Monday, October 29, 2018

There There by Tommy Orange


Review published in the San Francisco Examiner on October 28, 2018



Tommy Orange’s There There has been a Bay Area bestseller for a reason. His novel is exquisitely wrought and tells the story of twelve characters who plan to attend a “Big Oakland Powwow”. They are not traveling from rural reservations. As Orange says, they are “Urban Indians” who call Oakland home. They live in a cityscape where BART stations, the Oakland Coliseum, and the Grand Lake Theater mark the terrain.   
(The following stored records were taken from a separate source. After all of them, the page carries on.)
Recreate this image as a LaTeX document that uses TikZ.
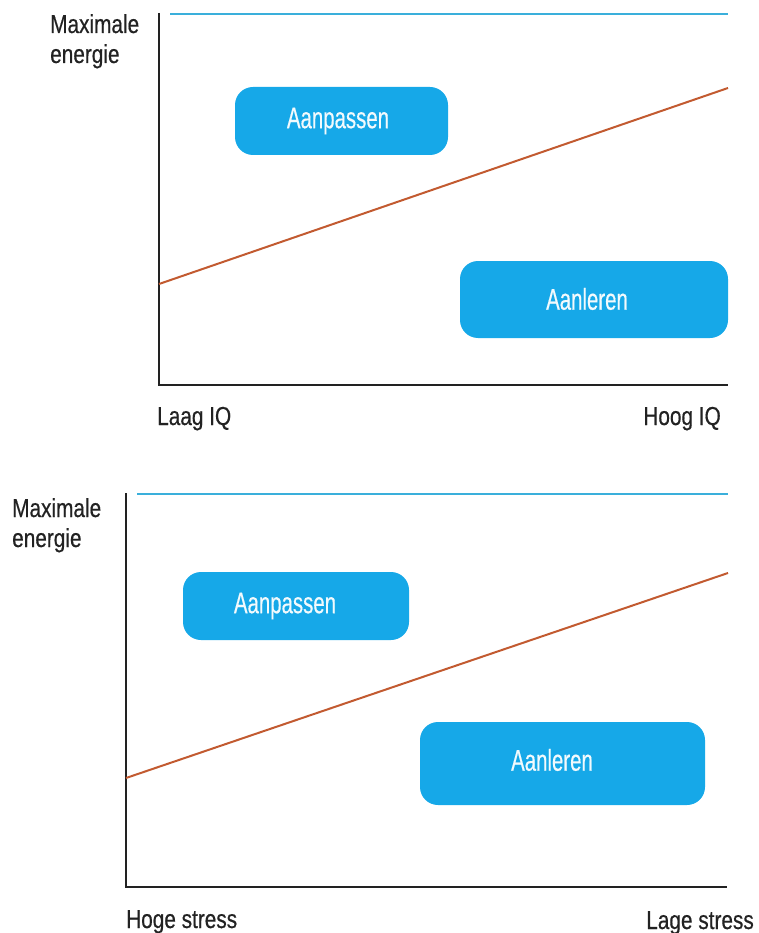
\documentclass[tikz,border=0pt]{standalone}
\usepackage{fontspec}
\setmainfont{Liberation Sans}[FakeStretch=0.8, FakeBold=0.5]
\newfontfamily\zonefont{Liberation Sans}[FakeStretch=0.68, FakeBold=0.4]
\definecolor{boxblue}{HTML}{16A8E8}
\definecolor{maxline}{HTML}{3AAFDB}
\definecolor{trend}{HTML}{C25A30}
\definecolor{axisgray}{HTML}{222222}
\definecolor{zoneink}{HTML}{F2FAFD}
\tikzset{
  axisline/.style={draw=axisgray, line width=2.4pt},
  maxlevel/.style={draw=maxline, line width=2.2pt},
  trendline/.style={draw=trend, line width=2pt},
  zone/.style={fill=boxblue, rounded corners=18pt, draw=none},
  zonetext/.style={text=zoneink, font=\zonefont\fontsize{30}{34}\selectfont},
  label/.style={text=axisgray, font=\fontsize{26}{30}\selectfont, inner sep=0pt},
}
\begin{document}
\begin{tikzpicture}[x=1pt,y=-1pt]
\useasboundingbox (0,0) rectangle (758,933);
% upper chart: energy versus IQ
\coordinate (o1) at (159,385);
\coordinate (t1) at (159,13);
\coordinate (e1) at (728,385);
\draw[axisline] (t1) -- (o1) -- (e1);
\coordinate (m1a) at (170,14);
\coordinate (m1b) at (728,14);
\draw[maxlevel] (m1a) -- (m1b);
\coordinate (r1a) at (159,284);
\coordinate (r1b) at (728,88);
\draw[trendline] (r1a) -- (r1b);
\path[zone] (235,87) rectangle (448,155);
\node[zonetext] (p1) at (338,121) {Aanpassen};
\path[zone] (460,261) rectangle (728,338);
\node[zonetext] (l1) at (587,299) {Aanleren};
\node[label, anchor=base west] (y1a) at (50,33) {Maximale};
\node[label, anchor=base west] (y1b) at (50,63) {energie};
\node[label, anchor=base west] (xa1) at (157,425) {Laag IQ};
\node[label, anchor=base east] (xb1) at (721,425) {Hoog IQ};
% lower chart: energy versus stress
\coordinate (o2) at (126,887);
\coordinate (t2) at (126,493);
\coordinate (e2) at (727,887);
\draw[axisline] (t2) -- (o2) -- (e2);
\coordinate (m2a) at (137,494);
\coordinate (m2b) at (728,494);
\draw[maxlevel] (m2a) -- (m2b);
\coordinate (r2a) at (126,778);
\coordinate (r2b) at (728,573);
\draw[trendline] (r2a) -- (r2b);
\path[zone] (183,572) rectangle (409,640);
\node[zonetext] (p2) at (285,606) {Aanpassen};
\path[zone] (420,722) rectangle (705,805);
\node[zonetext] (l2) at (552,760) {Aanleren};
\node[label, anchor=base west] (y2a) at (12,517) {Maximale};
\node[label, anchor=base west] (y2b) at (12,547) {energie};
\node[label, anchor=base west] (xa2) at (126,928) {Hoge stress};
\node[label, anchor=base east] (xb2) at (754,929) {Lage stress};
\end{tikzpicture}
\end{document}
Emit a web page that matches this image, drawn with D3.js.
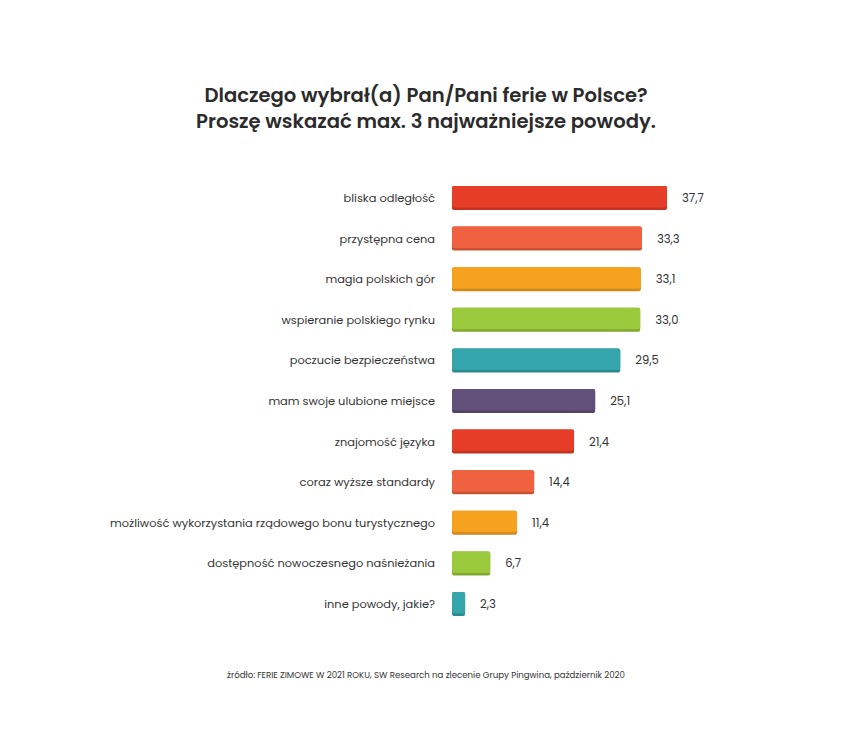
<!DOCTYPE html>
<html><head><meta charset="utf-8">
<script src="https://cdn.jsdelivr.net/npm/d3@7"></script>
<style>body{margin:0;background:#fff;} svg{display:block;}</style>
</head><body>
<svg id="c" width="852" height="731"></svg>
<script>
const categories = ["bliska odległość","przystępna cena","magia polskich gór","wspieranie polskiego rynku","poczucie bezpieczeństwa","mam swoje ulubione miejsce","znajomość języka","coraz wyższe standardy","możliwość wykorzystania rządowego bonu turystycznego","dostępność nowoczesnego naśnieżania","inne powody, jakie?"];
const values = [37.7,33.3,33.1,33.0,29.5,25.1,21.4,14.4,11.4,6.7,2.3];
const colors = ["#e53d27","#f0623f","#f7a21e","#9bc93c","#34a5ab","#62507a","#e53d27","#f0623f","#f7a21e","#9bc93c","#34a5ab"];
const titleLines = ["Dlaczego wybrał(a) Pan/Pani ferie w Polsce?","Proszę wskazać max. 3 najważniejsze powody."];
const source = "źródło: FERIE ZIMOWE W 2021 ROKU, SW Research na zlecenie Grupy Pingwina, październik 2020";

const svg = d3.select("#c");
const font = "Poppins, 'Open Sans', 'Noto Sans', sans-serif";
const x = d3.scaleLinear().domain([0, 37.7]).range([452, 667]);
const y = d3.scaleBand().domain(categories).range([186, 616]).paddingInner(0.409).paddingOuter(0);

svg.selectAll("text.title").data(titleLines).join("text")
  .attr("x", 426).attr("y", (d,i)=>101.5 + i*26)
  .attr("text-anchor","middle").attr("font-family",font).attr("font-weight",600)
  .attr("font-size",19.6).attr("fill","#2b2b2b").text(d=>d);

const g = svg.append("g");
const rows = g.selectAll("g.row").data(categories).join("g");
rows.append("rect")
  .attr("x", x(0)).attr("y", d=>y(d)).attr("width",(d,i)=>x(values[i])-x(0))
  .attr("height", y.bandwidth()).attr("rx",2)
  .attr("fill",(d,i)=>d3.color(colors[i]).darker(0.5));
rows.append("rect")
  .attr("x", x(0)).attr("y", d=>y(d)).attr("width",(d,i)=>x(values[i])-x(0))
  .attr("height", y.bandwidth()-2.5).attr("rx",2)
  .attr("fill",(d,i)=>colors[i]);
rows.append("text")
  .attr("x", 435).attr("y", d=>y(d)+y.bandwidth()/2).attr("dy","0.35em")
  .attr("text-anchor","end").attr("font-family",font).attr("font-size",11.4)
  .attr("fill","#333").text(d=>d);
rows.append("text")
  .attr("x",(d,i)=>x(values[i])+15).attr("y", d=>y(d)+y.bandwidth()/2).attr("dy","0.35em")
  .attr("font-family",font).attr("font-size",11.6).attr("fill","#333")
  .text((d,i)=>d3.format(".1f")(values[i]).replace(".",","));

svg.append("text").attr("x",426).attr("y",678).attr("text-anchor","middle")
  .attr("font-family",font).attr("font-size",8.6).attr("fill","#333").text(source);
</script>
</body></html>
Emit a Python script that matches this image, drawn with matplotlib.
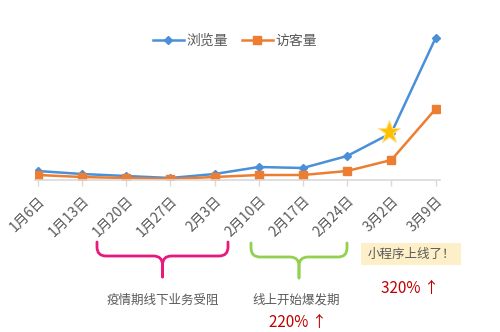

The book’s title is borrowed from Gertrude Stein.  When her Oakland home was torn down and her old neighborhood redeveloped, she observed that the “there” of her childhood had ceased to exist.  As one of the novel’s characters, Dean Oxendene states,  “But for Native people in this country, all over the Americas, it’s been developed over, buried ancestral land, glass and concrete and wire and steel, unreturnable covered memory.  There is no there there.” 

Orange begins this uniquely structured book with a prologue recounting the cruel history of efforts to eradicate the Native American peoples.  He describes the betrayal and brutality that the Native Americans endured as they negotiated with successive waves of Europeans including the Pilgrims.  He reminds us how violent a history it has been.  

Each subsequent chapter is the story of a single character. We learn their histories and hopes, their strengths and sorrows as they prepare for the powwow. They each have their own reasons for attending - some practical, some profound.  Orange writes, “We made powwows because we needed a place to be together.” Many of the characters work at the Indian Center. They struggle with alcohol, drugs, poverty, mental illness, violence and shame.   We meet Tony Loneman who was born with Fetal Alcohol Syndrome.  We meet Orvil, Loother, and Lony Red Feather whose mother committed suicide. We meet Calvin Johnson who is bipolar and whose brother is a drug dealer. Each of the character’s stories is emotional, raw and intimate. As we learn about them we understand why their lives are so difficult. Orange points us to a James Baldwin belief, “People are trapped in history and history is trapped in them.”  

Yet, these characters are not as bitter as one might expect, though most live on the edge. Rather, they navigate their present lives while carrying the psychic pain of their ancestors’ suffering. These Urban Indians persevere and find their own unique ways of expressing their Native heritage in Oakland. 

The characters vary by tribe, age, gender and attitude. About their collective past, they have different interpretations.  They voice fervent beliefs and existential observations.  Tony Loneman says of his ancestors, “They must not’ve had street smarts back then. Let them white man come over here and take it from them like that.”  Another character Opal Viola Victoria Bear Shield says, “Don’t ever let anyone tell you what being Indian means.  Too many of us died to get just a little bit of us here, right now, right in this kitchen.” 

Orange weaves together these individual stories as the plot plays out in surprising ways at the powwow at the Coliseum.  The Natives have come to dance, celebrate, sell crafts and just be together as Natives.  But a few of the characters have nefarious plans. Violence lurks, the dancing ends, and the powwow crescendos to a chilling climax. 

Tommy Orange’s book is a literary burst of pain and rage leavened by understanding and empathy.  Orange has reimagined and updated the story of the Native people of our country. He has a sympathetic ear for the psychological burden that the past brings to the present.  There There is the work of a talented and urgent new voice on the literary scene.